Indian shares rise as bank stocks gain

A recovery after yesterday's losses.

Reuters reports: "Indian shares edged up on Tuesday, supported by gains in beaten-down bank stocks, as sentiment was lifted by a pullback in U.S. 10-year bond yields.

The blue-chip NSE Nifty 50 index rose 0.4% to 14,793.80 and the benchmark S&P BSE Sensex gained 0.4% at 49,982.63, as of 0350 GMT.

The Nifty bank index gained 0.8% on Monday, while the public sector bank index rose 1.4%. The Nifty bank index had fallen over 5% in the past week.

India's top court will pronounce a verdict over waiving interest on loans under moratorium later in the day.
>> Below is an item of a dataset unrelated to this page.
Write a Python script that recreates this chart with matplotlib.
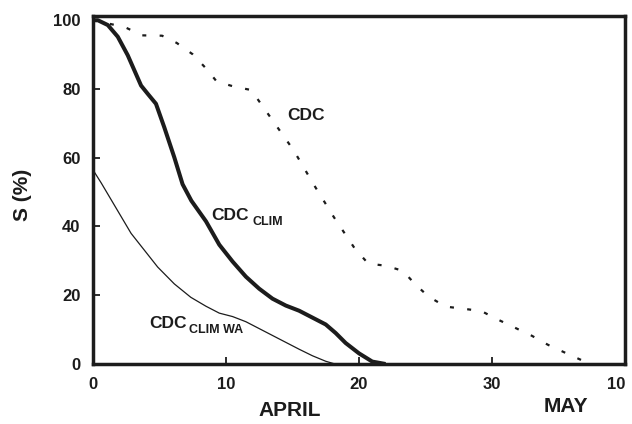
import matplotlib
matplotlib.use("Agg")
import matplotlib.pyplot as plt

plt.rcParams['font.family'] = ['Liberation Sans', 'DejaVu Sans']
plt.rcParams['font.weight'] = 'bold'

# days since 1 April, S in %
cdc_days = [0, 2.4, 3.7, 5.2, 6.3, 7.5, 8.5, 9.3, 10.6, 11.9, 12.7, 13.5, 15.1,
            16.6, 18.1, 19.7, 20.7, 22.0, 23.3, 24.2, 25.2, 26.5, 27.8, 29.2,
            30.4, 31.7, 33.0, 34.2, 35.6, 36.8, 37.2]
cdc_s = [100, 98, 95.6, 95.5, 93.4, 90.1, 86, 82.2, 80.7, 79.7, 75.3, 70.9, 62.1,
         52.2, 42.8, 33.5, 29.2, 28.6, 27.1, 23.3, 19.7, 16.7, 16.1, 15.4,
         13, 10.6, 8.2, 5.6, 3.1, 1.0, 0]

clim_days = [0, 0.37, 1.12, 1.87, 2.62, 3.12, 3.62, 4.12, 4.74, 5.37, 6.12, 6.74,
             7.4, 8.5, 9.5, 10.5, 11.5, 12.5, 13.5, 14.5, 15.5, 16.5, 17.5,
             18.25, 19, 20, 21, 22]
clim_s = [100, 100, 98.6, 95.2, 89.8, 85.4, 81, 78.6, 75.7, 68.8, 60.1, 52.3,
          47.5, 41.5, 34.7, 29.8, 25.4, 21.9, 19, 17, 15.5, 13.5, 11.5,
          9, 6.1, 3.1, 0.7, 0]

wa_days = [0, 0.62, 1.37, 2.12, 2.87, 3.87, 4.87, 6.12, 7.36, 8.5, 9.5, 10.5,
           11.5, 12.5, 13.5, 14.5, 15.5, 16.5, 17.5, 18.2]
wa_s = [56.5, 52.7, 47.8, 42.9, 38, 33.1, 28.2, 23.3, 19.4, 16.8, 14.8, 13.8,
        12.3, 10.3, 8.3, 6.3, 4.3, 2.4, 0.8, 0]

xticks = [0, 10, 20, 30, 40]
xticklabels = ['0', '10', '20', '30', '10']
yticks = [0, 20, 40, 60, 80, 100]

fig = plt.figure(figsize=(6.32, 4.24), dpi=100)
ax = fig.add_axes([0.147, 0.1415, 0.842, 0.8205])

ink = '#1c1c1c'
ax.plot(cdc_days, cdc_s, color=ink, lw=1.6, linestyle=(0, (1.8, 6)))
ax.plot(clim_days, clim_s, color=ink, lw=2.9, solid_capstyle='butt', solid_joinstyle='round')
ax.plot(wa_days, wa_s, color=ink, lw=0.9)

ax.set_xlim(0, 40)
ax.set_ylim(0, 101.2)
ax.set_xticks(xticks)
ax.set_xticklabels(xticklabels)
ax.set_yticks(yticks)
ax.tick_params(direction='in', length=5, width=1.3, colors=ink, labelsize=12, pad=9)
ax.get_xticklabels()[-1].set_horizontalalignment('right')
for s in ax.spines.values():
    s.set_linewidth(2.5)
    s.set_color(ink)

# curve labels
ax.text(14.6, 70.9, 'CDC', fontsize=12.5, fontweight='bold', color=ink, va='baseline')
ax.text(8.9, 41.9, 'CDC', fontsize=12.5, fontweight='bold', color=ink, va='baseline')
ax.text(12.0, 40.4, 'CLIM', fontsize=9, fontweight='bold', color=ink, va='baseline')
ax.text(4.26, 10.5, 'CDC', fontsize=12.5, fontweight='bold', color=ink, va='baseline')
ax.text(7.26, 9.0, 'CLIM WA', fontsize=9, fontweight='bold', color=ink, va='baseline')

fig.text(0.035, 0.54, 'S (%)', rotation=90, fontsize=15, fontweight='bold',
         color=ink, ha='center', va='center')
fig.text(0.459, 0.033, 'APRIL', fontsize=15, fontweight='bold', color=ink,
         ha='center', va='center')
fig.text(0.896, 0.042, 'MAY', fontsize=15, fontweight='bold', color=ink,
         ha='center', va='center')

fig.savefig('out.png', dpi=100)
Meanwhile, India's market regulator said on Monday that stock exchanges and other market entities will need to switch quicker to backup sites to resume operations in case of disruptions like last month's at the nation's top bourse."

9:30 AM

Maruti Suzuki to raise prices from April

The country’s largest car maker Maruti Suzuki India on Monday said it will increase prices across its model range from next month in order to offset the impact of high input costs. Over the past year, the cost of the company’s vehicles have been impacted adversely due to an increase in various input costs, the auto major said in a filing.

“Hence, it has become imperative for the company to pass on some impact of the above additional cost to customers through a price increase in April 2021,” it added.

The price increase shall vary for different models, it added.

The company however did not share details about the quantum of the price hike it intends to take from next month.